Thursday, October 29, 2009

I am hell on a keyboard

I thought I'd let you know the way it goes for me and keyboards.

When I first started writing, I went through eight keyboards in two months. Yes, I type that damned hard when I'm pounding out a story...and yes, it's a throwback of the old manual keyboard I used to have in college...and sue me if you can't remember what a manual keyboard looks like...much less a typewriter.

After that, I got one of those foldable, bendable, spillproof, rubber mat thingys which calls itself an "indestructable" keyboard. It lasted almost three months.

THEN, I got a laser keyboard. It's a real cool thing in concept. You put a fake keyboard down and then, lasers from a head scan it while you are "typing" away on it.
In principle, it's lovely. In principle, I paid damned near seven hundred dollars for the fuckin' thing only to find out the batteries for the laser head are double AA and they stop working every other day. I bought rechargable, and yet, it was such a fuckin' headache, it's now on my permanent computer at the house in South Carolina....the one seen at the head of this blog.

For my laptop, I bought a keyboard made with Microsoft's name on it which is a USB one. It's real nice, but as I said, I'm harder than hell on things.

First of all, Campbell's Tomato Soup. I made some and getting ready to sit and type when trip, spill, splash, it's all over the damned keyboard.

What's cool about this thing is it's "Spill resistent". I go over and take the hose to it at the sink and then use a blow dryer on it and voila, it's good as new.

I continued on with the thing, and let me tell you I sort of cringed when I paid $20 for it at Walmart, but it's outlasted everything else by months...with a plural on that... and I'm happy with it, so if you're considering one, jump on in there and don't be shy.

Here's where I am now. If I took a photo of the keyboard, you'd see a fuckin' mess. I'll tell you the story and then, you'll just cringe when I tell you how it went.

When I write, I have my own little zen circus going on....soft light...soft music...candle light...dog at my feet...the whole repertoire.

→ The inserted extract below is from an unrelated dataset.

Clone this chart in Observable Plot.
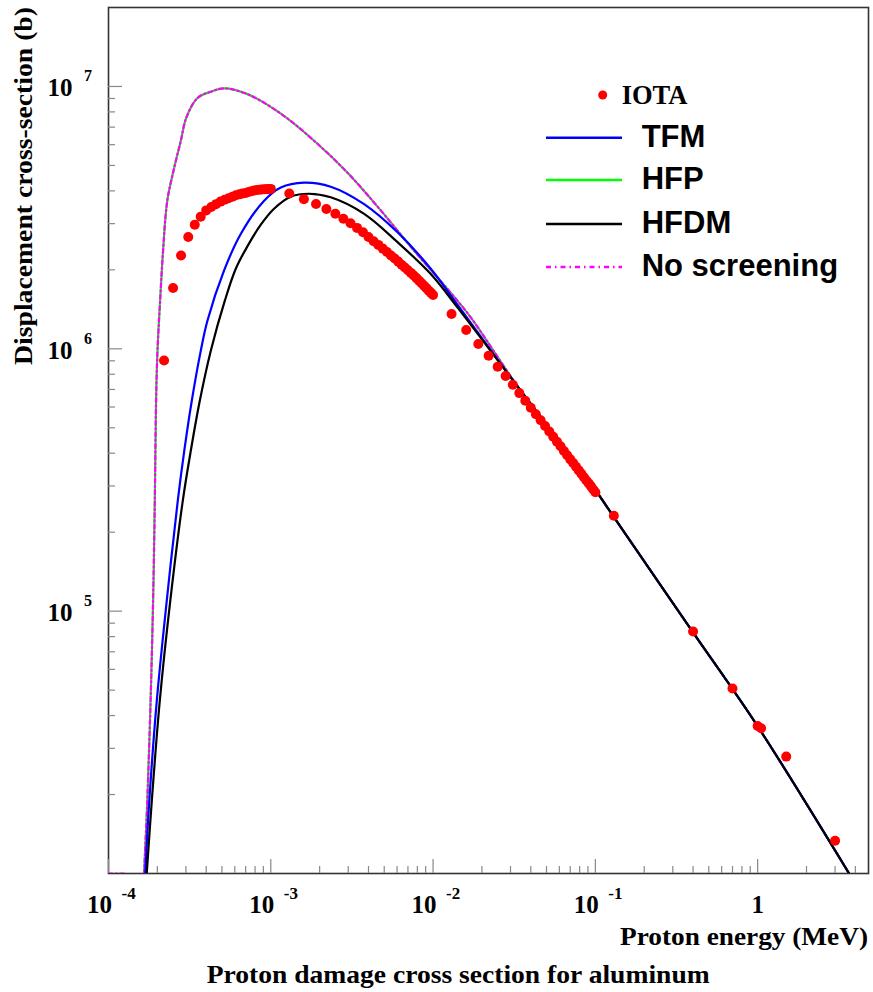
<!DOCTYPE html>
<html><head><meta charset="utf-8">
<script src="https://cdn.jsdelivr.net/npm/d3@7"></script>
<script src="https://cdn.jsdelivr.net/npm/@observablehq/plot@0.6"></script>
<style>
html,body{margin:0;padding:0;background:#fff;}
#chart{width:873px;height:992px;}
</style></head><body><div id="chart"></div>
<script>
// ---- Data (energies in MeV, cross-sections in barns) ----
const hfpE = [1.656e-4, 1.734e-4, 1.817e-4, 1.883e-4, 1.929e-4, 1.964e-4, 2.004e-4, 2.080e-4, 2.169e-4, 2.303e-4, 2.54e-4, 2.79e-4, 3.015e-4, 3.53e-4, 4.27e-4, 5.15e-4, 7.18e-4, 1.153e-3, 1.849e-3, 2.97e-3, 4.76e-3, 7.64e-3, 1.347e-2, 1.706e-2, 3.47e-2, 9.14e-2, 0.1285, 0.396, 0.997, 3.66];
const hfpS = [1e4, 1.89e4, 4.55e4, 1.096e5, 2.64e5, 6.34e5, 9.84e5, 1.526e6, 2.366e6, 3.67e6, 4.90e6, 6.21e6, 7.60e6, 9.03e6, 9.55e6, 9.84e6, 9.35e6, 7.88e6, 6.21e6, 4.69e6, 3.37e6, 2.366e6, 1.580e6, 1.318e6, 6.92e5, 3.14e5, 2.31e5, 8.37e4, 3.65e4, 1e4];

// "No screening": a short stub along the bottom edge, a gap (NaN), then the same curve as HFP
const noScrE = [1e-4, 1.3e-4, 1.45e-4, 1.656e-4, 1.734e-4, 1.817e-4, 1.883e-4, 1.929e-4, 1.964e-4, 2.004e-4, 2.080e-4, 2.169e-4, 2.303e-4, 2.54e-4, 2.79e-4, 3.015e-4, 3.53e-4, 4.27e-4, 5.15e-4, 7.18e-4, 1.153e-3, 1.849e-3, 2.97e-3, 4.76e-3, 7.64e-3, 1.347e-2, 1.706e-2, 3.47e-2, 9.14e-2, 0.1285, 0.396, 0.997, 3.66];
const noScrS = [1e4, 1e4, NaN, 1e4, 1.89e4, 4.55e4, 1.096e5, 2.64e5, 6.34e5, 9.84e5, 1.526e6, 2.366e6, 3.67e6, 4.90e6, 6.21e6, 7.60e6, 9.03e6, 9.55e6, 9.84e6, 9.35e6, 7.88e6, 6.21e6, 4.69e6, 3.37e6, 2.366e6, 1.580e6, 1.318e6, 6.92e5, 3.14e5, 2.31e5, 8.37e4, 3.65e4, 1e4];

const tfmE = [1.685e-4, 1.784e-4, 1.984e-4, 2.286e-4, 2.673e-4, 2.931e-4, 3.26e-4, 3.705e-4, 4.07e-4, 5.15e-4, 6.53e-4, 9.10e-4, 1.153e-3, 1.603e-3, 2.34e-3, 3.76e-3, 6.04e-3, 9.68e-3, 1.413e-2, 3.47e-2, 9.14e-2, 0.1285, 0.396, 0.997, 3.66];
const tfmS = [1e4, 1.89e4, 4.55e4, 1.096e5, 2.64e5, 4.09e5, 6.34e5, 9.84e5, 1.279e6, 1.986e6, 2.74e6, 3.67e6, 4.12e6, 4.30e6, 4.15e6, 3.56e6, 2.78e6, 2.02e6, 1.472e6, 6.92e5, 3.14e5, 2.31e5, 8.37e4, 3.65e4, 1e4];

const hfdmE = [1.72e-4, 1.848e-4, 2.07e-4, 2.403e-4, 2.870e-4, 3.215e-4, 3.652e-4, 4.27e-4, 5.21e-4, 6.085e-4, 7.216e-4, 8.68e-4, 1.047e-3, 1.327e-3, 1.714e-3, 2.34e-3, 3.76e-3, 6.04e-3, 9.68e-3, 1.413e-2, 3.47e-2, 9.14e-2, 0.1285, 0.396, 0.997, 3.66];
const hfdmS = [1e4, 1.89e4, 4.55e4, 1.096e5, 2.64e5, 4.09e5, 6.34e5, 9.84e5, 1.526e6, 2.02e6, 2.473e6, 2.973e6, 3.42e6, 3.80e6, 3.90e6, 3.78e6, 3.27e6, 2.55e6, 1.927e6, 1.439e6, 6.92e5, 3.14e5, 2.31e5, 8.37e4, 3.65e4, 1e4];

const iotaE = [
  2.2e-4, 2.5e-4, 2.8e-4, 3.1e-4, 3.4e-4, 3.7e-4, 4.0e-4, 4.3e-4, 4.6e-4, 4.9e-4, 5.2e-4, 5.5e-4, 5.8e-4, 6.1e-4, 6.4e-4, 6.7e-4, 7.0e-4, 7.3e-4, 7.6e-4, 7.9e-4, 8.2e-4, 8.5e-4, 8.8e-4, 9.1e-4, 9.4e-4, 9.7e-4, 1.0e-3,
  1.3e-3, 1.6e-3, 1.9e-3, 2.2e-3, 2.5e-3, 2.8e-3, 3.1e-3, 3.4e-3, 3.7e-3, 4.0e-3, 4.3e-3, 4.6e-3, 4.9e-3, 5.2e-3, 5.5e-3, 5.8e-3, 6.1e-3, 6.4e-3, 6.7e-3, 7.0e-3, 7.3e-3, 7.6e-3, 7.9e-3, 8.2e-3, 8.5e-3, 8.8e-3, 9.1e-3, 9.4e-3, 9.7e-3, 1.0e-2,
  1.3e-2, 1.6e-2, 1.9e-2, 2.2e-2, 2.5e-2, 2.8e-2, 3.1e-2, 3.4e-2, 3.7e-2, 4.0e-2, 4.3e-2, 4.6e-2, 4.9e-2, 5.2e-2, 5.5e-2, 5.8e-2, 6.1e-2, 6.4e-2, 6.7e-2, 7.0e-2, 7.3e-2, 7.6e-2, 7.9e-2, 8.2e-2, 8.5e-2, 8.8e-2, 9.1e-2, 9.4e-2, 9.7e-2, 1.0e-1,
  0.13, 0.4, 0.7, 1.0, 1.05, 1.5, 3.0];
const iotaS = [
  9.02e5, 1.706e6, 2.27e6, 2.67e6, 2.97e6, 3.19e6, 3.37e6, 3.47e6, 3.56e6, 3.64e6, 3.70e6, 3.75e6, 3.80e6, 3.85e6, 3.88e6, 3.91e6, 3.93e6, 3.96e6, 3.99e6, 4.01e6, 4.03e6, 4.04e6, 4.05e6, 4.06e6, 4.06e6, 4.07e6, 4.07e6,
  3.91e6, 3.72e6, 3.565e6, 3.41e6, 3.27e6, 3.13e6, 3.01e6, 2.89e6, 2.78e6, 2.67e6, 2.57e6, 2.49e6, 2.41e6, 2.34e6, 2.27e6, 2.21e6, 2.15e6, 2.09e6, 2.04e6, 1.994e6, 1.947e6, 1.903e6, 1.860e6, 1.818e6, 1.779e6, 1.740e6, 1.703e6, 1.666e6, 1.634e6, 1.604e6,
  1.357e6, 1.180e6, 1.043e6, 9.41e5, 8.55e5, 7.88e5, 7.30e5, 6.78e5, 6.34e5, 5.96e5, 5.63e5, 5.34e5, 5.08e5, 4.84e5, 4.62e5, 4.42e5, 4.25e5, 4.08e5, 3.93e5, 3.79e5, 3.67e5, 3.55e5, 3.44e5, 3.34e5, 3.24e5, 3.15e5, 3.07e5, 2.99e5, 2.91e5, 2.84e5,
  2.31e5, 8.37e4, 5.07e4, 3.65e4, 3.58e4, 2.79e4, 1.333e4];

// ---- Ticks ----
const xTickValues = [1e-4, 1e-3, 1e-2, 1e-1, 1];
const xTickBase = ["10", "10", "10", "10", "1"];
const xTickExp = ["-4", "-3", "-2", "-1", ""];
const xMinorTicks = [2e-4,3e-4,4e-4,5e-4,6e-4,7e-4,8e-4,9e-4, 2e-3,3e-3,4e-3,5e-3,6e-3,7e-3,8e-3,9e-3, 2e-2,3e-2,4e-2,5e-2,6e-2,7e-2,8e-2,9e-2, 0.2,0.3,0.4,0.5,0.6,0.7,0.8,0.9, 2,3,4];
const yTickValues = [1e5, 1e6, 1e7];
const yTickBase = ["10", "10", "10"];
const yTickExp = ["5", "6", "7"];
const yMinorTicks = [2e4,3e4,4e4,5e4,6e4,7e4,8e4,9e4, 2e5,3e5,4e5,5e5,6e5,7e5,8e5,9e5, 2e6,3e6,4e6,5e6,6e6,7e6,8e6,9e6];

// ---- Legend / text ----
const legendNames = ["TFM", "HFP", "HFDM", "No screening"];
const legendColors = ["#0000ff", "#00ff00", "#000000", "#ff00ff"];
const titleText = "Proton damage cross section for aluminum";
const xLabel = "Proton energy (MeV)";
const yLabel = "Displacement cross-section (b)";

const toRows = (E, S) => E.map((e, i) => ({e, s: S[i]}));
const hfp = toRows(hfpE, hfpS), noScr = toRows(noScrE, noScrS), tfm = toRows(tfmE, tfmS), hfdm = toRows(hfdmE, hfdmS), iota = toRows(iotaE, iotaS);
const xLabs = xTickValues.map((v, i) => ({v, base: xTickBase[i], exp: xTickExp[i]}));
const yLabs = yTickValues.map((v, i) => ({v, base: yTickBase[i], exp: yTickExp[i]}));

const serif = "'Liberation Serif', 'Times New Roman', serif";
const sans = "'Liberation Sans', Arial, sans-serif";
const lineCurve = "catmull-rom";

const chart = Plot.plot({
  width: 873, height: 992,
  marginLeft: 108, marginRight: 5, marginTop: 7, marginBottom: 119,
  x: {type: "log", domain: [1e-4, 4.82]},
  y: {type: "log", domain: [1e4, 2.0e7]},
  style: {background: "white", overflow: "visible"},
  marks: [
    Plot.frame({stroke: "#333", strokeWidth: 1.6}),
    Plot.axisX(xTickValues, {tickSize: -14, tickFormat: () => "", label: null, stroke: "#888", strokeWidth: 1.2}),
    Plot.axisX(xMinorTicks, {tickSize: -7, tickFormat: () => "", label: null, stroke: "#888", strokeWidth: 1.2}),
    Plot.axisY(yTickValues, {tickSize: -14, tickFormat: () => "", label: null, stroke: "#888", strokeWidth: 1.2}),
    Plot.axisY(yMinorTicks, {tickSize: -7, tickFormat: () => "", label: null, stroke: "#888", strokeWidth: 1.2}),
    Plot.line(hfp, {x: "e", y: "s", stroke: "#00ff00", strokeWidth: 2.2, curve: lineCurve, clip: true}),
    Plot.line(noScr, {x: "e", y: "s", stroke: "#ff00ff", strokeWidth: 2.2, strokeDasharray: "4,3,1.5,3", curve: lineCurve, clip: true}),
    Plot.line(tfm, {x: "e", y: "s", stroke: "#0000ff", strokeWidth: 2.2, curve: lineCurve, clip: true}),
    Plot.line(hfdm, {x: "e", y: "s", stroke: "#000", strokeWidth: 2.2, curve: lineCurve, clip: true}),
    Plot.dot(iota, {x: "e", y: "s", r: 5, fill: "#ff0000", stroke: null}),
    // x tick labels
    Plot.text(xLabs.filter(d => d.exp), {x: "v", frameAnchor: "bottom", text: "base", textAnchor: "end", lineAnchor: "bottom", dx: 3.5, dy: 39, fontSize: 25, fontWeight: "bold", fontFamily: serif}),
    Plot.text(xLabs.filter(d => d.exp), {x: "v", frameAnchor: "bottom", text: "exp", textAnchor: "start", lineAnchor: "bottom", dx: 13, dy: 25, fontSize: 17, fontWeight: "bold", fontFamily: serif}),
    Plot.text(xLabs.filter(d => !d.exp), {x: "v", frameAnchor: "bottom", text: "base", textAnchor: "middle", lineAnchor: "bottom", dy: 39, fontSize: 25, fontWeight: "bold", fontFamily: serif}),
    // y tick labels
    Plot.text(yLabs, {y: "v", frameAnchor: "left", text: "base", textAnchor: "end", lineAnchor: "bottom", dx: -36, dy: 10, fontSize: 25, fontWeight: "bold", fontFamily: serif}),
    Plot.text(yLabs, {y: "v", frameAnchor: "left", text: "exp", textAnchor: "start", lineAnchor: "bottom", dx: -24.5, dy: -5, fontSize: 16, fontWeight: "bold", fontFamily: serif})
  ]
});

const svg = d3.select(chart);
// Axis titles and caption
svg.append("text").attr("transform", "translate(31.5,7) rotate(-90)").attr("text-anchor", "end")
  .attr("font-family", serif).attr("font-weight", "bold").attr("font-size", 25)
  .attr("textLength", 358).attr("lengthAdjust", "spacingAndGlyphs").text(yLabel);
svg.append("text").attr("x", 868).attr("y", 945).attr("text-anchor", "end")
  .attr("font-family", serif).attr("font-weight", "bold").attr("font-size", 25)
  .attr("textLength", 248).attr("lengthAdjust", "spacingAndGlyphs").text(xLabel);
svg.append("text").attr("x", 206.7).attr("y", 983).attr("text-anchor", "start")
  .attr("font-family", serif).attr("font-weight", "bold").attr("font-size", 25)
  .attr("textLength", 503).attr("lengthAdjust", "spacingAndGlyphs").text(titleText);

// Legend
const lg = svg.append("g").attr("text-anchor", "start");
lg.append("circle").attr("cx", 602.7).attr("cy", 95).attr("r", 4.5).attr("fill", "#ff0000");
lg.append("text").attr("x", 621.7).attr("y", 104.3).attr("text-anchor", "start").attr("font-family", serif).attr("font-weight", "bold").attr("font-size", 26.5).text("IOTA");
const rowY = [137.7, 180, 224, 267];
legendNames.forEach((name, i) => {
  const ln = lg.append("line").attr("x1", 546).attr("x2", 622).attr("y1", rowY[i]).attr("y2", rowY[i])
    .attr("stroke", legendColors[i]).attr("stroke-width", 2.4);
  if (name === "No screening") ln.attr("stroke-dasharray", "5,4,1.5,4");
  lg.append("text").attr("x", 641.7).attr("y", rowY[i] + 9).attr("text-anchor", "start").attr("font-family", sans).attr("font-weight", "bold").attr("font-size", 31).text(name);
});

document.getElementById("chart").appendChild(chart);
</script>
</body></html>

What's wrong with that? The dog wanted out. I stood up and unwittingly knocked the fucking glade candle thingy over. Guess where it landed? Needless to say, it's a fuckin' mess.
So far, I've taken a nut picker to it to get the wax off. Then, I've taken the keys off to get the wax off and out from under them. Now the keys are in the dishwasher in a bunch of old socks of mine going through a cycle.
Why? Because the dishwasher doesn't get so hot it melts them, but it does get hot enough it melts the wax off. Rather than having the wax clog the dishwasher, I'm having the socks absorb it...well, that's the concept and yes, I'm aware the socks will be soaked and can't absorb the wax, but let's hope something happens so the wax comes off.
What's cool is this... The hair dryer and the nut picker with a paper towel wrapped around it got everything else done. It's shinier than it was, so let's hope the keys come out ok...and yes, I'm posting this using the laserboard.

So, when you think you've got clumbsiness about you, realize I've got it too.